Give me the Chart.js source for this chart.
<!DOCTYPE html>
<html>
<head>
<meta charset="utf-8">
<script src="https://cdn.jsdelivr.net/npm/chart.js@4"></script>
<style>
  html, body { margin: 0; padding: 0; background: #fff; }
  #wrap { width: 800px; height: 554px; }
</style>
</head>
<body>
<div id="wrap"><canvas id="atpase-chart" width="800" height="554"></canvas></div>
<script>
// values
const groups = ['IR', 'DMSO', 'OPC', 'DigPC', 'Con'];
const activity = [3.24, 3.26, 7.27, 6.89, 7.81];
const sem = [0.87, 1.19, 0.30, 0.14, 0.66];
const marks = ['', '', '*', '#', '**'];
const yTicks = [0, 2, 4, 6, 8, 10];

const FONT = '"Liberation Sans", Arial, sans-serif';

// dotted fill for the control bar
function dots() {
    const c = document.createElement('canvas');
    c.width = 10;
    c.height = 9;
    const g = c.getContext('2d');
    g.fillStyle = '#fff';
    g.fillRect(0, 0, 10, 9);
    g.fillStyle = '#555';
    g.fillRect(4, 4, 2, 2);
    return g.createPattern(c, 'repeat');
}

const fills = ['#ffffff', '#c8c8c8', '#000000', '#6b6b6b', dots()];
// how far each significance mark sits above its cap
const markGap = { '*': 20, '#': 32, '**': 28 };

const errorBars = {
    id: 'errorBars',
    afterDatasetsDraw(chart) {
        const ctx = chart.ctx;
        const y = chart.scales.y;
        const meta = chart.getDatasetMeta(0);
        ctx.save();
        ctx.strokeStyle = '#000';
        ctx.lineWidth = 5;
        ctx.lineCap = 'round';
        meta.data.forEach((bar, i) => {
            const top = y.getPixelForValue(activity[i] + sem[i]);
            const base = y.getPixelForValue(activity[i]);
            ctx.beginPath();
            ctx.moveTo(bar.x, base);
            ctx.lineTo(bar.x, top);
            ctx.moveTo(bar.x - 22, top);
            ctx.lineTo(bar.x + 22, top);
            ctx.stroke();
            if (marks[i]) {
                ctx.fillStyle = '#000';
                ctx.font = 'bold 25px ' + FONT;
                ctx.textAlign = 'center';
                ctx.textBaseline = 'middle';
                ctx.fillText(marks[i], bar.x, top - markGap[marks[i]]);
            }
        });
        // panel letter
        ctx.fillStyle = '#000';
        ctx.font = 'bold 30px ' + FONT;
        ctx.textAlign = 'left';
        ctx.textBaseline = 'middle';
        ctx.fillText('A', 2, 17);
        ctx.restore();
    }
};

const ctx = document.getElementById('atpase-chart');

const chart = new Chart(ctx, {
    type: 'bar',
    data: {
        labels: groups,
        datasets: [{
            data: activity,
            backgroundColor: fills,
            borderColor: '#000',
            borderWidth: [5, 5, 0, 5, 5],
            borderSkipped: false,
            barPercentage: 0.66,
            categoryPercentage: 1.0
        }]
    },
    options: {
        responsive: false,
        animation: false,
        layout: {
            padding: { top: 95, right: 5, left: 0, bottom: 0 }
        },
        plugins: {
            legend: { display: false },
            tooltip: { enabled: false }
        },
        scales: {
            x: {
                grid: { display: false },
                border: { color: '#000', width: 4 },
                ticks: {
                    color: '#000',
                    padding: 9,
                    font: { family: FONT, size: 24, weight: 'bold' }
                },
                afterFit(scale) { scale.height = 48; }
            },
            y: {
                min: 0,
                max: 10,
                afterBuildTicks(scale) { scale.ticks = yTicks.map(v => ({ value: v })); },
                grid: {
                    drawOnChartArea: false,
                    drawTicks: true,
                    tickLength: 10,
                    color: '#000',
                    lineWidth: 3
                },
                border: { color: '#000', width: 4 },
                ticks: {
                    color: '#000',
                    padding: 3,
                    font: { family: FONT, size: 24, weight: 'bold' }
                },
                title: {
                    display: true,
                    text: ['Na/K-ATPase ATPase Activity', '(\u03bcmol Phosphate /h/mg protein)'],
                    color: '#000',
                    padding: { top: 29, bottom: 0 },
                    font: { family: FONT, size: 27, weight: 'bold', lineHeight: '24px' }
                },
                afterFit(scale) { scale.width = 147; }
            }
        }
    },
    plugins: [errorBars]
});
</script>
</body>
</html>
....
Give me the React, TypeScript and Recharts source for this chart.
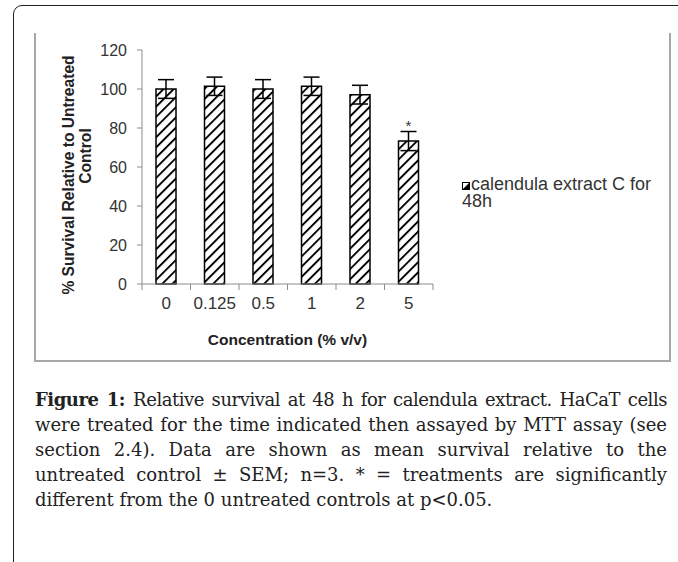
....
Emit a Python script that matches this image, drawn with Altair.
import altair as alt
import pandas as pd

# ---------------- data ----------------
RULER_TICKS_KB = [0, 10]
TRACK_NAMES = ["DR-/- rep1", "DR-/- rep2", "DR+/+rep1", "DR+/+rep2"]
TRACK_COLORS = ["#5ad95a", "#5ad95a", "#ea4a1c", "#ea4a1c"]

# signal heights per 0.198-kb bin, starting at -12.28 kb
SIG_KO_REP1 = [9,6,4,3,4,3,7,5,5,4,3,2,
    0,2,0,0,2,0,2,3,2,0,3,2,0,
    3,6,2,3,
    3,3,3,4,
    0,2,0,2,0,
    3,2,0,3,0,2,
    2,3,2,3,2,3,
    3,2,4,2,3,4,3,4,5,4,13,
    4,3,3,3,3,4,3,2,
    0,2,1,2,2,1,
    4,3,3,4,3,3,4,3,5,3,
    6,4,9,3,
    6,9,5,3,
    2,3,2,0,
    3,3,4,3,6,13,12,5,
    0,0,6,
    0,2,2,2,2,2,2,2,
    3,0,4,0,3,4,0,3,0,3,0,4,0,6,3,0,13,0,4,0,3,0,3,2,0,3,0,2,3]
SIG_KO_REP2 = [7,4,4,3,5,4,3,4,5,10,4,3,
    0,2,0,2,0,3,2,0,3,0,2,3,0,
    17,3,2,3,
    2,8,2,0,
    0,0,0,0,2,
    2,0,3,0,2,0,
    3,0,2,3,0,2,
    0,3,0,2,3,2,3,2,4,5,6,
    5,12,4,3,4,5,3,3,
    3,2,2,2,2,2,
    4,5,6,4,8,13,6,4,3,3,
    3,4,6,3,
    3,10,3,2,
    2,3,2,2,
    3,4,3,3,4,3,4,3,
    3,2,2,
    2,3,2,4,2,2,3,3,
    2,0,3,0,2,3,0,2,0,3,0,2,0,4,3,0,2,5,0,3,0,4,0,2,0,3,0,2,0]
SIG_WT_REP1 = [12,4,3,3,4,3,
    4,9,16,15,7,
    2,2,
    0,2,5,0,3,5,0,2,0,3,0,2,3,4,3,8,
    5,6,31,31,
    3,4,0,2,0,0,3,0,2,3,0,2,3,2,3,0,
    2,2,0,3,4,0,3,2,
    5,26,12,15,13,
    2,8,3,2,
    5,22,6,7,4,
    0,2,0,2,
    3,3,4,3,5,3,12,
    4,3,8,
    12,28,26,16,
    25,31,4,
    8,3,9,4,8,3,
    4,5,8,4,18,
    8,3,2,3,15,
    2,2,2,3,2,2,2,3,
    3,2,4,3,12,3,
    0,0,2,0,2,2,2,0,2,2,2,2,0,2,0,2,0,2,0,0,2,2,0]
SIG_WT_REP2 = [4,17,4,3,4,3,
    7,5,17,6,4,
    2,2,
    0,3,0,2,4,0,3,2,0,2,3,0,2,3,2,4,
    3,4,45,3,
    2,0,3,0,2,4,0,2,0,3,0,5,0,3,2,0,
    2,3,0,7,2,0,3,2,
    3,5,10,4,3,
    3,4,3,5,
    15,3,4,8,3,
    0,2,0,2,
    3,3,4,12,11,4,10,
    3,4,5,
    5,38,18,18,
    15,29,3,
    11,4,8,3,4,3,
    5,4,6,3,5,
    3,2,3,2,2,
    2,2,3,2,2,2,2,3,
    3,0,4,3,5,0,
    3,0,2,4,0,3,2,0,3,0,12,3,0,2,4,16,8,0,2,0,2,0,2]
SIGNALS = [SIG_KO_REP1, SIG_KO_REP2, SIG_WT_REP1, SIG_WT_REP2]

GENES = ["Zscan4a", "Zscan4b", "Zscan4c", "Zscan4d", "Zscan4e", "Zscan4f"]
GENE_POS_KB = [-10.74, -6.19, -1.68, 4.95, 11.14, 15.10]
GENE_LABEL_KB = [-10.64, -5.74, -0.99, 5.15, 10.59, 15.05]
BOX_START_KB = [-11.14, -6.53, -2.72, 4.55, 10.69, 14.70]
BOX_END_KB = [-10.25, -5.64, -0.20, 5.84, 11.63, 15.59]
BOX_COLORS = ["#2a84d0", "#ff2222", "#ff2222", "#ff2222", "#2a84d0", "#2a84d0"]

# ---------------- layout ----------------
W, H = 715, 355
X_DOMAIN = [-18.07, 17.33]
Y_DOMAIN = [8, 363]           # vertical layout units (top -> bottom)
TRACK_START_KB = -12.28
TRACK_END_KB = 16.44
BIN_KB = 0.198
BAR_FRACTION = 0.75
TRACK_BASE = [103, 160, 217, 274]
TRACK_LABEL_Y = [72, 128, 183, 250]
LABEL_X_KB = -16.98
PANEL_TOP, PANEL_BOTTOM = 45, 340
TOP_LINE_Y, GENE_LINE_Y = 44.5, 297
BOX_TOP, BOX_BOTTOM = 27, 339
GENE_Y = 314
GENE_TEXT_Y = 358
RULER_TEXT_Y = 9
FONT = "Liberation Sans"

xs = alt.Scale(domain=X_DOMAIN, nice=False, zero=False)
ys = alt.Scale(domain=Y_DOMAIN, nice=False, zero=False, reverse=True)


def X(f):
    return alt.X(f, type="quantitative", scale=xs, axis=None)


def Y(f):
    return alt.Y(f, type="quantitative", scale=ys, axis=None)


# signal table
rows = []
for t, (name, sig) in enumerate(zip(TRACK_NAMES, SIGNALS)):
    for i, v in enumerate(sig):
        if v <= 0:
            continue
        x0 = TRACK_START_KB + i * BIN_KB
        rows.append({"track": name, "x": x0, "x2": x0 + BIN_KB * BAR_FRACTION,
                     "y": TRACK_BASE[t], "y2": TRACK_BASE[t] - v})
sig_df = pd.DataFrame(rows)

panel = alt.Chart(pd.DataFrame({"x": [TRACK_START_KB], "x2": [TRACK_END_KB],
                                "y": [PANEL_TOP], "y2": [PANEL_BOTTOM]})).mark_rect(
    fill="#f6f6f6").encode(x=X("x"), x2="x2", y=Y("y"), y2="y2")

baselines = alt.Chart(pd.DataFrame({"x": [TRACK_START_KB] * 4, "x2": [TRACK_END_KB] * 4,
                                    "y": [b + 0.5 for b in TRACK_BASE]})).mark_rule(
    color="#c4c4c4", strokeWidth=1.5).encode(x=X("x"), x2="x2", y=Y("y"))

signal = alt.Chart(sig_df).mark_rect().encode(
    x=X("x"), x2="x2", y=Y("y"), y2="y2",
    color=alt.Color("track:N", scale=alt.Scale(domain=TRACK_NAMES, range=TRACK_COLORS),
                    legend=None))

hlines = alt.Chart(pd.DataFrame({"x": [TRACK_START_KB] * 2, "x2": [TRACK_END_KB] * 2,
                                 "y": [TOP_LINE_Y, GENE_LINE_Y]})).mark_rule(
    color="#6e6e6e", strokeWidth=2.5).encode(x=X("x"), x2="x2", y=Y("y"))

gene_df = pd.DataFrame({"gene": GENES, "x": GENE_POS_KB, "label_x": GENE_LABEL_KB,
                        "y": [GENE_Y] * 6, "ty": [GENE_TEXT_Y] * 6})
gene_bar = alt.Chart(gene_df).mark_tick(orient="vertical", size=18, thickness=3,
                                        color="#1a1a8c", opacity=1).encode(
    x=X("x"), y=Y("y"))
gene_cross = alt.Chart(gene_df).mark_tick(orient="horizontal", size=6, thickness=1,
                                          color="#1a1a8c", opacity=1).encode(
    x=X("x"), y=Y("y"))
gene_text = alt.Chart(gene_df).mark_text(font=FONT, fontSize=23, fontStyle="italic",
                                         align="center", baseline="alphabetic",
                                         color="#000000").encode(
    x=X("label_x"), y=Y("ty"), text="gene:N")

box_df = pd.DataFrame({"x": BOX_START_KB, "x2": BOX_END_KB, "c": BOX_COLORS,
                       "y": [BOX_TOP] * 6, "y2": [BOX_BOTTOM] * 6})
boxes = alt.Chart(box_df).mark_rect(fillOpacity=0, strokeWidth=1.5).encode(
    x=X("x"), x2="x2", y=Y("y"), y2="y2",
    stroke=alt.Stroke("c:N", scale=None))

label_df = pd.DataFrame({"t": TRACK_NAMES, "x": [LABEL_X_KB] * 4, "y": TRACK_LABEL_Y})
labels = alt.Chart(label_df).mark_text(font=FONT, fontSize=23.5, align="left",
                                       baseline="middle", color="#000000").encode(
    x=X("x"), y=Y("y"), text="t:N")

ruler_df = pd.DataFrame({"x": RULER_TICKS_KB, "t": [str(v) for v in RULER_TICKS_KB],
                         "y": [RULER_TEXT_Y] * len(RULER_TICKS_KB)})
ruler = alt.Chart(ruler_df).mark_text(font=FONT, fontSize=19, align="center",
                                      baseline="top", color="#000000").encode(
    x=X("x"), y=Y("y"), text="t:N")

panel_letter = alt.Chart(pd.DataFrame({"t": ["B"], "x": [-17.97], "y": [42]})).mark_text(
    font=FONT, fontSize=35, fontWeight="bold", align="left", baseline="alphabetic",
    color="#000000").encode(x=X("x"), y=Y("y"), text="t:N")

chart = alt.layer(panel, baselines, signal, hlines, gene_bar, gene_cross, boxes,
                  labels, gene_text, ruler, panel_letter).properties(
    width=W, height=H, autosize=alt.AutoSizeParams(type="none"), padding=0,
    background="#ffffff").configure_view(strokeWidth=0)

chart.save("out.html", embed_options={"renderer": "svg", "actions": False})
....
INSTRUCTIONS FOR THE TASK —
Look above for the line containing "Emit a Python". Output from there through the line containing "SIGNALS = [SIG_KO_REP1, SIG_KO_REP2, SIG_WT_REP1, SIG_WT_REP2]", exactly and inclusively.

FINISHED TASK —
Emit a Python script that matches this image, drawn with Altair.
import altair as alt
import pandas as pd

# ---------------- data ----------------
RULER_TICKS_KB = [0, 10]
TRACK_NAMES = ["DR-/- rep1", "DR-/- rep2", "DR+/+rep1", "DR+/+rep2"]
TRACK_COLORS = ["#5ad95a", "#5ad95a", "#ea4a1c", "#ea4a1c"]

# signal heights per 0.198-kb bin, starting at -12.28 kb
SIG_KO_REP1 = [9,6,4,3,4,3,7,5,5,4,3,2,
    0,2,0,0,2,0,2,3,2,0,3,2,0,
    3,6,2,3,
    3,3,3,4,
    0,2,0,2,0,
    3,2,0,3,0,2,
    2,3,2,3,2,3,
    3,2,4,2,3,4,3,4,5,4,13,
    4,3,3,3,3,4,3,2,
    0,2,1,2,2,1,
    4,3,3,4,3,3,4,3,5,3,
    6,4,9,3,
    6,9,5,3,
    2,3,2,0,
    3,3,4,3,6,13,12,5,
    0,0,6,
    0,2,2,2,2,2,2,2,
    3,0,4,0,3,4,0,3,0,3,0,4,0,6,3,0,13,0,4,0,3,0,3,2,0,3,0,2,3]
SIG_KO_REP2 = [7,4,4,3,5,4,3,4,5,10,4,3,
    0,2,0,2,0,3,2,0,3,0,2,3,0,
    17,3,2,3,
    2,8,2,0,
    0,0,0,0,2,
    2,0,3,0,2,0,
    3,0,2,3,0,2,
    0,3,0,2,3,2,3,2,4,5,6,
    5,12,4,3,4,5,3,3,
    3,2,2,2,2,2,
    4,5,6,4,8,13,6,4,3,3,
    3,4,6,3,
    3,10,3,2,
    2,3,2,2,
    3,4,3,3,4,3,4,3,
    3,2,2,
    2,3,2,4,2,2,3,3,
    2,0,3,0,2,3,0,2,0,3,0,2,0,4,3,0,2,5,0,3,0,4,0,2,0,3,0,2,0]
SIG_WT_REP1 = [12,4,3,3,4,3,
    4,9,16,15,7,
    2,2,
    0,2,5,0,3,5,0,2,0,3,0,2,3,4,3,8,
    5,6,31,31,
    3,4,0,2,0,0,3,0,2,3,0,2,3,2,3,0,
    2,2,0,3,4,0,3,2,
    5,26,12,15,13,
    2,8,3,2,
    5,22,6,7,4,
    0,2,0,2,
    3,3,4,3,5,3,12,
    4,3,8,
    12,28,26,16,
    25,31,4,
    8,3,9,4,8,3,
    4,5,8,4,18,
    8,3,2,3,15,
    2,2,2,3,2,2,2,3,
    3,2,4,3,12,3,
    0,0,2,0,2,2,2,0,2,2,2,2,0,2,0,2,0,2,0,0,2,2,0]
SIG_WT_REP2 = [4,17,4,3,4,3,
    7,5,17,6,4,
    2,2,
    0,3,0,2,4,0,3,2,0,2,3,0,2,3,2,4,
    3,4,45,3,
    2,0,3,0,2,4,0,2,0,3,0,5,0,3,2,0,
    2,3,0,7,2,0,3,2,
    3,5,10,4,3,
    3,4,3,5,
    15,3,4,8,3,
    0,2,0,2,
    3,3,4,12,11,4,10,
    3,4,5,
    5,38,18,18,
    15,29,3,
    11,4,8,3,4,3,
    5,4,6,3,5,
    3,2,3,2,2,
    2,2,3,2,2,2,2,3,
    3,0,4,3,5,0,
    3,0,2,4,0,3,2,0,3,0,12,3,0,2,4,16,8,0,2,0,2,0,2]
SIGNALS = [SIG_KO_REP1, SIG_KO_REP2, SIG_WT_REP1, SIG_WT_REP2]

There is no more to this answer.